# Help!! Mahindra 2615 Starting Issues



## jlc226 (Sep 25, 2016)

I loaded my tractor on my trailer to do a little work on my deer plot. No problems. Got there and the engine would turn over but not crank. I changed the fuel filter which was fine, but no joy.

I took it to a member of my church who works on tractors (most swap out parts). And he said he thought it was the kill solenoid, so we swapped it out and it cranked right up.

Got it home to start using it and suddenly it died, like the fuel was shut off. This tractor does bot have a seat safety switch and when it does crank after leaving it sit for a bit it will run a couple of minutes and die (while idling)

So, I'm thinking a short or voltage issue. I don't have a wiring diagram. I've unhooked the kill solenoid and one side shows 12 volts other side 0 with the key on but not engaged. When I turn the key to crank both sides show 10-11 volts.

Any thoughts???


----------



## sixbales (May 18, 2011)

Howdy jlc226, welcome aboard the tractor forum.

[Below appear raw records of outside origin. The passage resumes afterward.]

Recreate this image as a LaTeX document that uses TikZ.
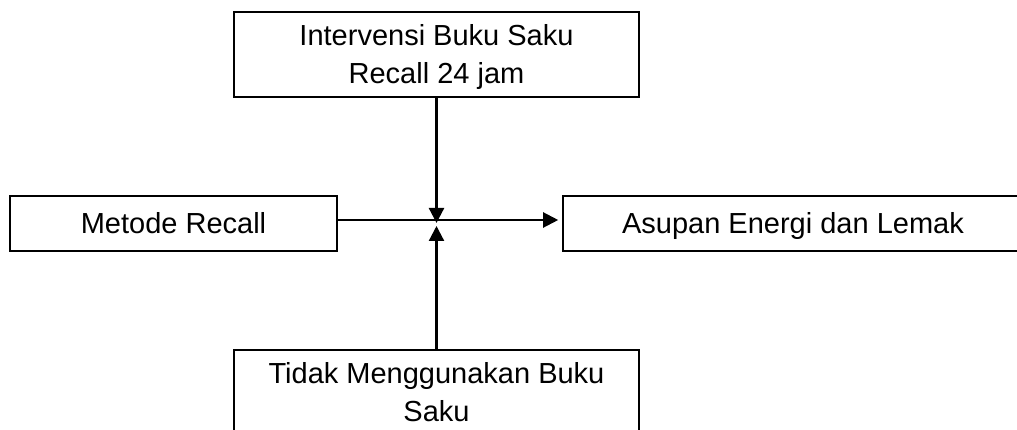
\documentclass[tikz,border=0pt]{standalone}
\usepackage{fontspec}
\setmainfont{Liberation Sans}
\usetikzlibrary{arrows.meta}

\begin{document}
\begin{tikzpicture}[x=1pt, y=-1pt,
    box/.style={draw, line width=1.6pt, align=center, inner sep=0pt,
      text height=21pt, text depth=0pt, font=\fontsize{29}{38}\selectfont},
    twoline/.style={text height=59pt, text depth=-9pt},
    conn/.style={line width=2.2pt, -{Triangle[length=15pt, width=15pt]}}]%
  \useasboundingbox (0, 0) rectangle (1017, 430);
  \node[box, twoline, minimum width=405, minimum height=85] (plan) at (436.5, 54.5)
    {Intervensi Buku Saku\\Recall 24 jam};
  \node[box, minimum width=327, minimum height=55] (metode) at (173.5, 223.5)
    {Metode Recall};
  \node[box, minimum width=460, minimum height=55] (asupan) at (793, 223.5)
    {Asupan Energi dan Lemak};
  \node[box, twoline, minimum width=405, minimum height=84] (tanpa) at (436.5, 392)
    {Tidak Menggunakan Buku\\Saku};
  \coordinate (hubN) at (436.5, 223);
  \coordinate (hubS) at (436.5, 226);
  \draw[conn, shorten >=4pt] ([yshift=3.5pt]metode.east) -- ([yshift=3.5pt]asupan.west);
  \draw[conn] (plan.south) -- (hubN);
  \draw[conn] (tanpa.north) -- (hubS);
\end{tikzpicture}
\end{document}
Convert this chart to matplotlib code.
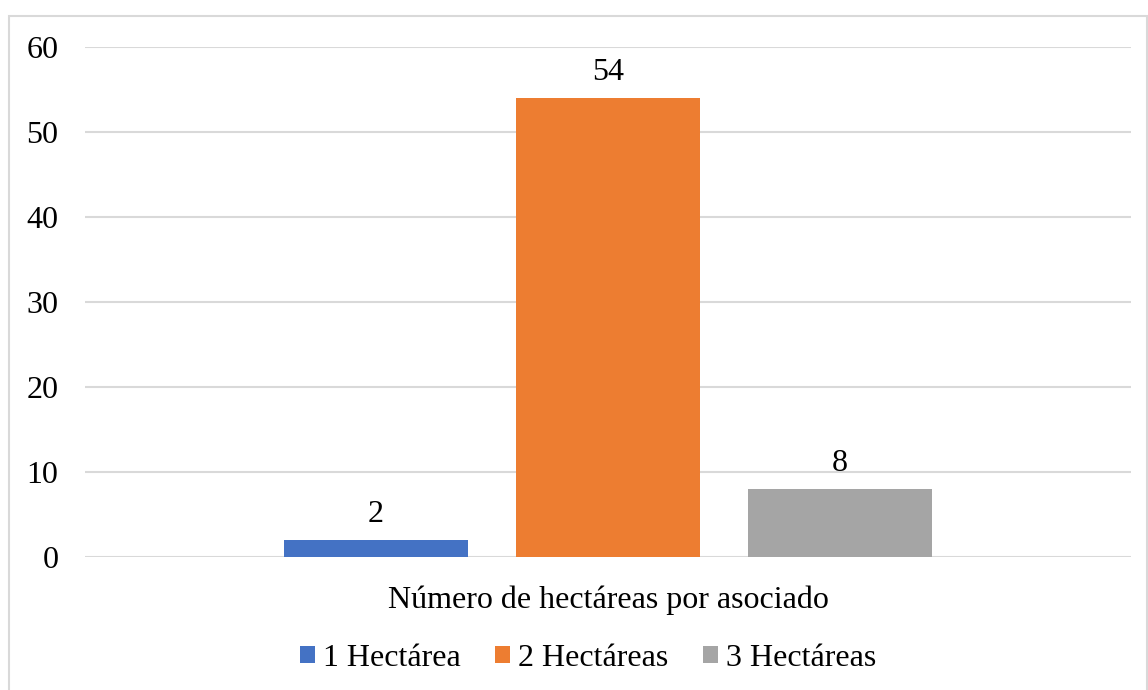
import matplotlib.pyplot as plt
from matplotlib.patches import Rectangle

categoria = 'Número de hectáreas por asociado'
series = ['1 Hectárea', '2 Hectáreas', '3 Hectáreas']
valores = [2, 54, 8]
colores = ['#4472C4', '#ED7D31', '#A5A5A5']
yticks = [0, 10, 20, 30, 40, 50, 60]

plt.rcParams['font.family'] = ['Liberation Serif', 'DejaVu Serif']
fs = 23

W, H = 1148, 690
fig = plt.figure(figsize=(W / 100, H / 100), dpi=100)
ax = fig.add_axes([85 / W, 133 / H, (1131 - 85) / W, (557 - 47) / H])

posiciones = list(range(len(valores)))
barras = ax.bar(posiciones, valores, width=0.79, color=colores, label=series, zorder=3)
for b, v in zip(barras, valores):
    ax.annotate(str(v), (b.get_x() + b.get_width() / 2, v), xytext=(0, 8),
                textcoords='offset points', ha='center', va='bottom', fontsize=fs)

ax.set_xlim(-1.255, 3.255)
ax.set_ylim(0, 60)
ax.set_yticks(yticks)
ax.set_xticks([])
ax.tick_params(axis='y', length=0, pad=19, labelsize=fs)
ax.grid(axis='y', color='#D9D9D9', linewidth=1.5, zorder=0)
for s in ax.spines.values():
    s.set_visible(False)

fig.text(608 / W, 1 - 600 / H, categoria, ha='center', va='center', fontsize=fs)

ax.legend(handles=barras, labels=series, loc='center', bbox_to_anchor=(588 / W, 1 - 658 / H),
          bbox_transform=fig.transFigure, ncol=3, frameon=False, fontsize=fs,
          handlelength=0.45, handleheight=0.45, handletextpad=0.25, columnspacing=1.1)

# marco exterior del gráfico
fig.patches.append(Rectangle((8.5, -10), 1138, 690 - 15.5 + 10, transform=None,
                             fill=False, edgecolor='#D9D9D9', linewidth=1.5))

fig.savefig('out.png', dpi=100, facecolor='white')
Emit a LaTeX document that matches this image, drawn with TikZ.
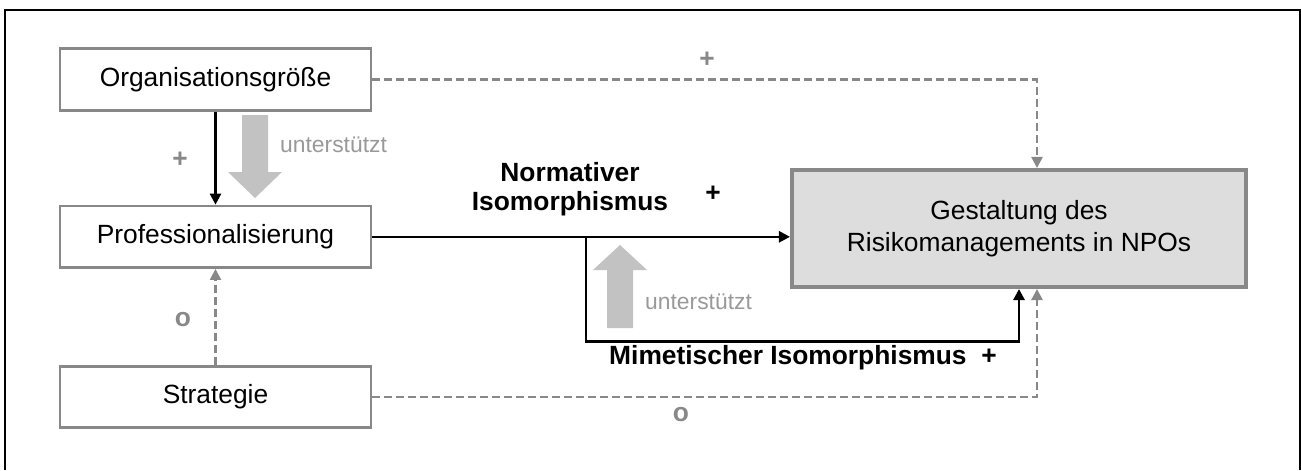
\documentclass[tikz,border=0pt]{standalone}
\usepackage{fontspec}
\setmainfont{Liberation Sans}
\usepackage{xcolor}
\usepackage{tikz}
\usetikzlibrary{arrows.meta,positioning,calc}

\definecolor{boxgray}{HTML}{888888}
\definecolor{boxfill}{HTML}{DDDDDD}
\definecolor{supportgray}{HTML}{C2C2C2}
\definecolor{textgray}{HTML}{999999}

\begin{document}
\begin{tikzpicture}[
    font=\fontsize{15}{18.2}\selectfont,
    node distance=1.9cm,
    factor/.style={rectangle, draw=boxgray, line width=1.6pt, fill=white, minimum width=6.22cm, minimum height=1.23cm, inner sep=0pt},
    target/.style={rectangle, draw=boxgray, line width=2.3pt, fill=boxfill, minimum width=9.08cm, minimum height=2.34cm, align=center},
    effect/.style={-{Triangle[length=0.22cm, width=0.22cm]}, line width=1.4pt},
    weak/.style={effect, boxgray, dash pattern=on 0.16cm off 0.08cm},
    sign/.style={font=\fontsize{15}{18}\selectfont\bfseries, text=boxgray},
    support/.style={font=\fontsize{13}{15}\selectfont, text=textgray, anchor=west}
]
\useasboundingbox (0,0) rectangle (26.02,9.4);

% outer frame (open at the bottom)
\draw[line width=1.2pt] (0.1,0) -- (0.1,9.2) -- (26.0,9.2) -- (26.0,0);

% Influencing factors
\node[factor] (size) at (4.31,7.81) {Organisationsgröße};
\node[factor, below=1.86cm of size] (prof) {Professionalisierung};
\node[factor, below=1.92cm of prof] (strat) {Strategie};

% Outcome
\node[target] (risk) at (20.38,4.83) {Gestaltung des\\Risikomanagements in NPOs};

% Supporting effects (block arrows)
\fill[supportgray] (4.84,7.10) -- (5.36,7.10) -- (5.36,5.96) -- (5.64,5.96) -- (5.10,5.44) -- (4.56,5.96) -- (4.84,5.96) -- cycle;
\node[support] (supp1) at (5.48,6.5) {unterstützt};
\fill[supportgray] (12.14,2.84) -- (12.66,2.84) -- (12.66,4.00) -- (12.94,4.00) -- (12.40,4.50) -- (11.86,4.00) -- (12.14,4.00) -- cycle;
\node[support] (supp2) at (12.78,3.36) {unterstützt};

% Direct effects
\draw[effect] (size) -- (prof);
\node[sign] (p1) at (3.6,6.2) {+};
\draw[weak] (strat) -- (prof);
\node[sign] (o1) at (3.66,3.0) {o};

\draw[weak] (size.east) -| ([xshift=0.36cm]risk.north);
\node[sign] (p2) at (14.14,8.2) {+};
\draw[weak] (strat.east) -| ([xshift=0.36cm]risk.south);
\node[sign] (o2) at (13.62,1.1) {o};

% Isomorphism paths
\draw[effect] (prof.east) -- (prof.east -| risk.west);
\node[align=center, font=\fontsize{15}{16.2}\selectfont\bfseries] (norm) at (11.4,5.62) {Normativer\\Isomorphismus};
\node[font=\fontsize{15}{18}\selectfont\bfseries] (p3) at (14.26,5.52) {+};

\coordinate (split) at (11.72,0);
\draw[effect, line width=1.6pt] (prof.east -| split) -- ++(0,-2.1) -| (risk.south);
\node[font=\fontsize{15}{18}\selectfont\bfseries, anchor=west] (mim) at (12.06,2.24) {Mimetischer Isomorphismus\ \ +};

\end{tikzpicture}
\end{document}
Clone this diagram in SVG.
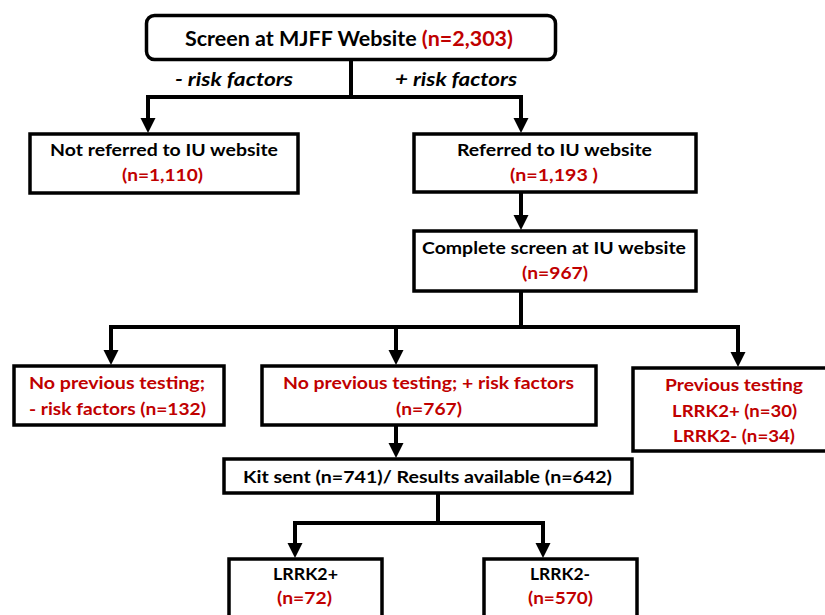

Check that you are getting power to the kill solenoid. Might be a blown fuse. With power on, disconnect and reconnect the solenoid. You should be able to hear an audible "click" confirming that it is functional. Check it out.


----------



## jlc226 (Sep 25, 2016)

Thanks, I have and fuse is good. I've also made sure fuel pump is getting fuel (and it is). I do hear a click when it's running right before it dies.


----------



## jlc226 (Sep 25, 2016)

The old adage must be true, the simplest solution is usually it. I adjusted the kill solenoid back a bit and bingo. Looks like he had it a bit too tight. Thanks for your help!


----------